--- Aim of the task ---
Skipping all pictures, set down the lines of the listing from the first through the one with "ax = fig.add_axes([0.2214, 0.0984, 0.5615, 0.8879])".
◆ ◆ ◆
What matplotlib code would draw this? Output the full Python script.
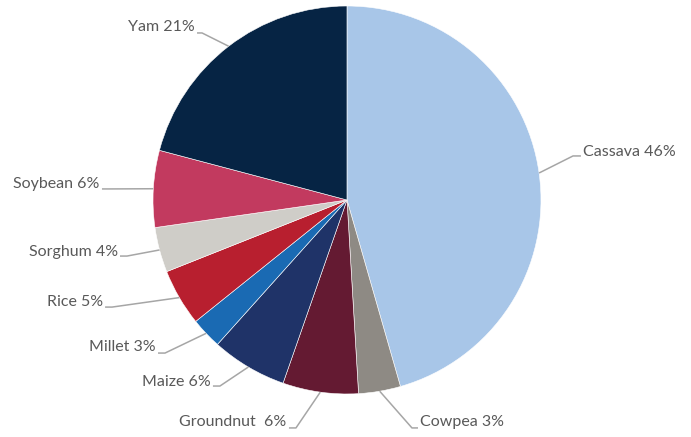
import matplotlib.pyplot as plt
import numpy as np

crops = ['Cassava', 'Cowpea', 'Groundnut', 'Maize', 'Millet', 'Rice', 'Sorghum', 'Soybean', 'Yam']
shares = [45.6, 3.5, 6.3, 6.3, 2.6, 4.75, 3.75, 6.4, 20.9]
labels = ['Cassava 46%', 'Cowpea 3%', 'Groundnut  6%', 'Maize 6%', 'Millet 3%',
          'Rice 5%', 'Sorghum 4%', 'Soybean 6%', 'Yam 21%']
colors = ['#a8c6e8', '#8e8a84', '#641a32', '#1f3368', '#1a6ab3',
          '#b81f2f', '#cfcdc8', '#c23a5f', '#062444']

# leader line layout (axes data units, radius = 1): elbow x, line end x, line y, text y
layout = {
    'Cassava':   (1.165, 1.206, 0.227, 0.247, 'left'),
    'Cowpea':    (0.335, 0.366, -1.175, -1.144, 'left'),
    'Groundnut': (-0.263, -0.299, -1.175, -1.144, 'right'),
    'Maize':     (-0.655, -0.691, -0.959, -0.938, 'right'),
    'Millet':    (-0.938, -0.974, -0.789, -0.758, 'right'),
    'Rice':      (-1.211, -1.247, -0.552, -0.526, 'right'),
    'Sorghum':   (-1.134, -1.170, -0.289, -0.268, 'right'),
    'Soybean':   (-1.222, -1.263, 0.057, 0.082, 'right'),
    'Yam':       (-0.747, -0.773, 0.861, 0.892, 'right'),
}

plt.rcParams['font.family'] = ['Lato', 'DejaVu Sans']

fig = plt.figure(figsize=(6.91, 4.37), dpi=100)
ax = fig.add_axes([0.2214, 0.0984, 0.5615, 0.8879])

wedges, _ = ax.pie(shares, colors=colors, startangle=90, counterclock=False, radius=1,
                   wedgeprops=dict(edgecolor='white', linewidth=0.4))
ax.set_xlim(-1, 1)
ax.set_ylim(-1, 1)
ax.set_aspect('equal')
ax.axis('off')

for w, crop, lab in zip(wedges, crops, labels):
    mid = np.deg2rad((w.theta1 + w.theta2) / 2)
    ex, ey = np.cos(mid), np.sin(mid)
    elbow_x, end_x, line_y, text_y, ha = layout[crop]
    ax.plot([ex, elbow_x, end_x], [ey, line_y, line_y], color='#a6a6a6', lw=1.1,
            clip_on=False, solid_capstyle='butt')
    tx = end_x + (0.012 if ha == 'left' else -0.012)
    ax.text(tx, text_y, lab, ha=ha, va='center', fontsize=11.5, color='#595959',
            fontweight='normal')

fig.savefig('out.png', dpi=100)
◆ ◆ ◆
--- Complete response ---
What matplotlib code would draw this? Output the full Python script.
import matplotlib.pyplot as plt
import numpy as np

crops = ['Cassava', 'Cowpea', 'Groundnut', 'Maize', 'Millet', 'Rice', 'Sorghum', 'Soybean', 'Yam']
shares = [45.6, 3.5, 6.3, 6.3, 2.6, 4.75, 3.75, 6.4, 20.9]
labels = ['Cassava 46%', 'Cowpea 3%', 'Groundnut  6%', 'Maize 6%', 'Millet 3%',
          'Rice 5%', 'Sorghum 4%', 'Soybean 6%', 'Yam 21%']
colors = ['#a8c6e8', '#8e8a84', '#641a32', '#1f3368', '#1a6ab3',
          '#b81f2f', '#cfcdc8', '#c23a5f', '#062444']

# leader line layout (axes data units, radius = 1): elbow x, line end x, line y, text y
layout = {
    'Cassava':   (1.165, 1.206, 0.227, 0.247, 'left'),
    'Cowpea':    (0.335, 0.366, -1.175, -1.144, 'left'),
    'Groundnut': (-0.263, -0.299, -1.175, -1.144, 'right'),
    'Maize':     (-0.655, -0.691, -0.959, -0.938, 'right'),
    'Millet':    (-0.938, -0.974, -0.789, -0.758, 'right'),
    'Rice':      (-1.211, -1.247, -0.552, -0.526, 'right'),
    'Sorghum':   (-1.134, -1.170, -0.289, -0.268, 'right'),
    'Soybean':   (-1.222, -1.263, 0.057, 0.082, 'right'),
    'Yam':       (-0.747, -0.773, 0.861, 0.892, 'right'),
}

plt.rcParams['font.family'] = ['Lato', 'DejaVu Sans']

fig = plt.figure(figsize=(6.91, 4.37), dpi=100)
ax = fig.add_axes([0.2214, 0.0984, 0.5615, 0.8879])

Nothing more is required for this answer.